For simplicity, presume the multi-core machines can do everything in parallel until the final merge step. All of the CPUs have the exact same instruction set and have the same rate of execution for each core, and the clock rates for all machines/cores are equal. However, the time to transfer the sorted sublists back to the master routine is given in clock cycles per list element - and does depend on the number of cores.

We'll consider 3 CPU designs:

- CPU 1:
- Single core.
- CPU 2 :
- 2 cores.
- Time to message between CPUs: 70 CC / element
- CPU 3:
- 4 cores.
- Time to message between CPUs: 120 CC / element

Additionally (so you don't have to extract data from your code), you can simply assume that on each core:

- the Split(L) function takes 2 CC per element in $L$
- the Merge(L1, L2) function takes 15 CC per element in L1 or L2.

Finally, recall that the depth of recursion for a mergesort will be logarithmic (base 2) - specifically, for a power-of-two input size $2^{\mathrm{N}}$, there will be $\mathrm{N}+1$ levels of recursion in Core_Mergesort (since the recursion bottoms out at $\mathrm{N}=0$, not 1 .
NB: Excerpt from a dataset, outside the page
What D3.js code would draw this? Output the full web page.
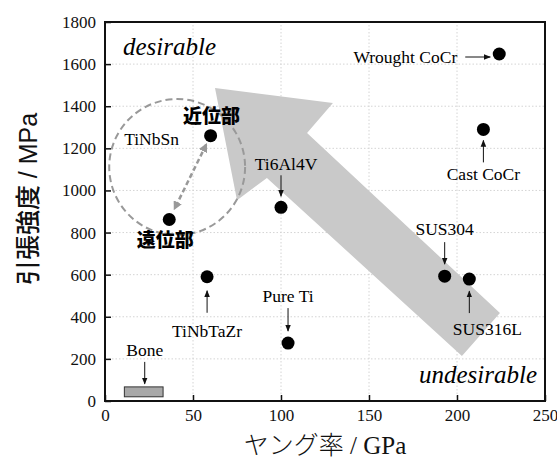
<!DOCTYPE html>
<html>
<head>
<meta charset="utf-8">
<script src="https://cdn.jsdelivr.net/npm/d3@7"></script>
<style>
  body { margin: 0; background: #fff; }
  svg { display: block; }
</style>
</head>
<body>
<script>
// Materials: Young's modulus (GPa) vs tensile strength (MPa)
var materials = ['Wrought CoCr', 'Cast CoCr', 'Ti6Al4V', 'TiNbTaZr', 'Pure Ti', 'SUS304', 'SUS316L', '近位部', '遠位部'];
var modulus   = [224, 215, 100, 58, 104, 193, 207, 60, 36.5];
var strength  = [1648, 1290, 920, 590, 275, 593, 579, 1260, 862];

// Bone range box
var boneModulus = [11, 33];
var boneStrength = [20, 67];

// TiNbSn dashed circle (centre, radius in data units)
var circleCentre = [41, 1111];
var circleRadius = [38.6, 323];

// big grey trend arrow, in data units
var arrowPoly = [[62.5, 1486], [129.5, 1415], [114.8, 1273], [224.4, 418], [202.8, 214], [92, 1059], [75, 954]];

var xTicks = [0, 50, 100, 150, 200, 250];
var yTicks = [0, 200, 400, 600, 800, 1000, 1200, 1400, 1600, 1800];

// label layout relative to each point
var labelLayout = {
  'Wrought CoCr': { anchor: 'end', dx: -42, dy: 9, arrow: [-34, -9], horiz: true, ady: 3 },
  'Cast CoCr':    { anchor: 'middle', dx: 0, dy: 51, arrow: [33, 11] },
  'Ti6Al4V':      { anchor: 'middle', dx: 5, dy: -37, arrow: [-32, -11] },
  'TiNbTaZr':     { anchor: 'middle', dx: 0, dy: 60, arrow: [36, 14] },
  'Pure Ti':      { anchor: 'middle', dx: 0, dy: -41, arrow: [-35, -12] },
  'SUS304':       { anchor: 'middle', dx: 0, dy: -41, arrow: [-34, -12] },
  'SUS316L':      { anchor: 'middle', dx: 18, dy: 56, arrow: [34, 12] },
  '近位部':        { anchor: 'middle', dx: 1, dy: -13, jp: true },
  '遠位部':        { anchor: 'middle', dx: -4, dy: 27, jp: true }
};

var W = 557, H = 461;
var x = d3.scaleLinear().domain([0, 250]).range([105, 545]);
var y = d3.scaleLinear().domain([0, 1800]).range([401, 22]);

var serif = "'Liberation Serif', 'Times New Roman', 'DejaVu Serif', serif";
var jpSans = "'Noto Sans CJK JP', sans-serif";

var svg = d3.select('body').append('svg')
    .attr('width', W)
    .attr('height', H);

var defs = svg.append('defs');
defs.append('marker')
    .attr('id', 'head')
    .attr('viewBox', '0 0 10 10')
    .attr('refX', 9).attr('refY', 5)
    .attr('markerWidth', 7).attr('markerHeight', 7)
    .attr('markerUnits', 'userSpaceOnUse')
    .attr('orient', 'auto')
  .append('path')
    .attr('d', 'M0,1 L10,5 L0,9 Z')
    .attr('fill', '#111');
defs.append('marker')
    .attr('id', 'greyhead')
    .attr('viewBox', '0 0 10 10')
    .attr('refX', 8).attr('refY', 5)
    .attr('markerWidth', 9).attr('markerHeight', 9)
    .attr('markerUnits', 'userSpaceOnUse')
    .attr('orient', 'auto-start-reverse')
  .append('path')
    .attr('d', 'M0,0 L10,5 L0,10 Z')
    .attr('fill', '#999');

// dotted grid
svg.append('g')
  .selectAll('line')
  .data(xTicks.slice(1, -1))
  .enter().append('line')
    .attr('x1', function(d) { return x(d); })
    .attr('x2', function(d) { return x(d); })
    .attr('y1', y(0)).attr('y2', y(1800))
    .attr('stroke', '#d4d4d4')
    .attr('stroke-dasharray', '1.5,2');
svg.append('g')
  .selectAll('line')
  .data(yTicks.slice(1, -1))
  .enter().append('line')
    .attr('y1', function(d) { return y(d); })
    .attr('y2', function(d) { return y(d); })
    .attr('x1', x(0)).attr('x2', x(250))
    .attr('stroke', '#d4d4d4')
    .attr('stroke-dasharray', '1.5,2');

// big grey arrow
svg.append('path')
    .attr('d', d3.line()
      .x(function(d) { return x(d[0]); })
      .y(function(d) { return y(d[1]); })(arrowPoly) + 'Z')
    .attr('fill', '#c9c9c9');

// TiNbSn circle
svg.append('ellipse')
    .attr('cx', x(circleCentre[0]))
    .attr('cy', y(circleCentre[1]))
    .attr('rx', x(circleCentre[0] + circleRadius[0]) - x(circleCentre[0]))
    .attr('ry', y(circleCentre[1] - circleRadius[1]) - y(circleCentre[1]))
    .attr('fill', 'none')
    .attr('stroke', '#999')
    .attr('stroke-width', 2)
    .attr('stroke-dasharray', '7,4');

svg.append('text')
    .attr('x', x(circleCentre[0]) - 53)
    .attr('y', y(circleCentre[1]) - 22)
    .style('font-family', serif)
    .style('font-size', '17.5px')
    .text('TiNbSn');

// dashed double arrow between proximal and distal
(function() {
  var i = materials.indexOf('近位部'), j = materials.indexOf('遠位部');
  var x1 = x(modulus[i]), y1 = y(strength[i]), x2 = x(modulus[j]), y2 = y(strength[j]);
  var len = Math.sqrt((x2 - x1) * (x2 - x1) + (y2 - y1) * (y2 - y1));
  var ux = (x2 - x1) / len, uy = (y2 - y1) / len;
  svg.append('line')
      .attr('x1', x1 + ux * 10).attr('y1', y1 + uy * 10)
      .attr('x2', x2 - ux * 12).attr('y2', y2 - uy * 12)
      .attr('stroke', '#999')
      .attr('stroke-width', 2.5)
      .attr('stroke-dasharray', '5,3')
      .attr('marker-start', 'url(#greyhead)')
      .attr('marker-end', 'url(#greyhead)');
})();

// bone box
svg.append('rect')
    .attr('x', x(boneModulus[0]))
    .attr('y', y(boneStrength[1]))
    .attr('width', x(boneModulus[1]) - x(boneModulus[0]))
    .attr('height', y(boneStrength[0]) - y(boneStrength[1]))
    .attr('fill', '#a8a8a8')
    .attr('stroke', '#333')
    .attr('stroke-width', 1);
var boneCx = x((boneModulus[0] + boneModulus[1]) / 2);
svg.append('text')
    .attr('x', boneCx + 1)
    .attr('y', y(boneStrength[1]) - 31)
    .attr('text-anchor', 'middle')
    .style('font-family', serif)
    .style('font-size', '17.5px')
    .text('Bone');
svg.append('line')
    .attr('x1', boneCx + 1).attr('x2', boneCx + 1)
    .attr('y1', y(boneStrength[1]) - 25)
    .attr('y2', y(boneStrength[1]) - 3)
    .attr('stroke', '#111')
    .attr('marker-end', 'url(#head)');

// points
var pts = materials.map(function(m, i) {
  return { name: m, e: modulus[i], s: strength[i] };
});
svg.append('g')
  .selectAll('circle')
  .data(pts)
  .enter().append('circle')
    .attr('cx', function(d) { return x(d.e); })
    .attr('cy', function(d) { return y(d.s); })
    .attr('r', 6.5)
    .attr('fill', '#000');

// labels + pointer arrows
var lab = svg.append('g');
pts.forEach(function(d) {
  var L = labelLayout[d.name];
  var px = x(d.e), py = y(d.s);
  lab.append('text')
      .attr('x', px + L.dx)
      .attr('y', py + L.dy)
      .attr('text-anchor', L.anchor)
      .style('font-family', L.jp ? jpSans : serif)
      .style('font-weight', L.jp ? 900 : 400)
      .style('font-size', L.jp ? '19px' : '17.5px')
      .text(d.name);
  if (L.arrow) {
    var ln = lab.append('line')
        .attr('stroke', '#111')
        .attr('stroke-width', 1)
        .attr('marker-end', 'url(#head)');
    if (L.horiz) {
      ln.attr('x1', px + L.arrow[0]).attr('x2', px + L.arrow[1])
        .attr('y1', py + L.ady).attr('y2', py + L.ady);
    } else {
      ln.attr('x1', px).attr('x2', px)
        .attr('y1', py + L.arrow[0]).attr('y2', py + L.arrow[1]);
    }
  }
});

// desirable / undesirable
svg.append('text')
    .attr('x', 123).attr('y', 55)
    .style('font-family', serif)
    .style('font-style', 'italic')
    .style('font-size', '25px')
    .text('desirable');
svg.append('text')
    .attr('x', 537).attr('y', 383)
    .attr('text-anchor', 'end')
    .style('font-family', serif)
    .style('font-style', 'italic')
    .style('font-size', '25px')
    .text('undesirable');

// axes, ticks inward
var fmt = d3.format('d');
var gx = svg.append('g')
    .attr('transform', 'translate(0,' + y(0) + ')')
    .call(d3.axisBottom(x).tickValues(xTicks).tickFormat(fmt).tickSizeInner(-6).tickSizeOuter(0).tickPadding(8));
var gy = svg.append('g')
    .attr('transform', 'translate(' + x(0) + ',0)')
    .call(d3.axisLeft(y).tickValues(yTicks).tickFormat(fmt).tickSizeInner(-6).tickSizeOuter(0).tickPadding(9));
[gx, gy].forEach(function(g) {
  g.attr('font-family', null).attr('font-size', null);
  g.select('.domain').remove();
  g.selectAll('line').attr('stroke', '#111').attr('stroke-width', 1.5);
  g.selectAll('text')
    .style('font-family', serif)
    .style('font-size', '17px')
    .attr('fill', '#111');
});
gx.selectAll('text').attr('dy', '0.71em');

// frame
svg.append('rect')
    .attr('x', x(0)).attr('y', y(1800))
    .attr('width', x(250) - x(0))
    .attr('height', y(0) - y(1800))
    .attr('fill', 'none')
    .attr('stroke', '#111')
    .attr('stroke-width', 2);

// axis titles
var xt = svg.append('text')
    .attr('x', 325).attr('y', 454)
    .attr('text-anchor', 'middle')
    .style('font-size', '25px')
    .attr('fill', '#111');
xt.append('tspan').style('font-family', jpSans).style('font-weight', 300).text('ヤング率');
xt.append('tspan').style('font-family', serif).text(' / GPa');

var yt = svg.append('text')
    .attr('transform', 'translate(37,199) rotate(-90)')
    .attr('text-anchor', 'middle')
    .style('font-size', '25px')
    .attr('fill', '#111');
yt.append('tspan').style('font-family', jpSans).style('font-weight', 500).text('引張強度');
yt.append('tspan').style('font-family', "'Liberation Sans', Arial, sans-serif").text(' / MPa');
</script>
</body>
</html>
Find the fastest CPU for each of the following input sizes: 64, 256, 2048 elements. Explain why you believe a given CPU is best for a each of the above data sizes. What do these results suggest if you're writing / compiling code that can be parallelized?

## 6. What to turn in:

A typed lab report that contains the following:

- An answer (with quantitative justification) to the question in Section 3-5.


[^0]:    ${ }^{1}$ The term itself-tera-scale-refers to the terabytes of data that must be handled by platforms capable of teraflops of computing performance. That's a thousand times more compute capability than is available in today's giga-scale devices.

[^1]:    ${ }^{2}$ Recall that this is simply the inverse of CPI.

[^2]:    ${ }^{3}$ i.e. if we are not running jobs, other users' jobs can run on these nodes; however, if we submit jobs, our jobs will be scheduled and the jobs running on our nodes will be returned to the queue.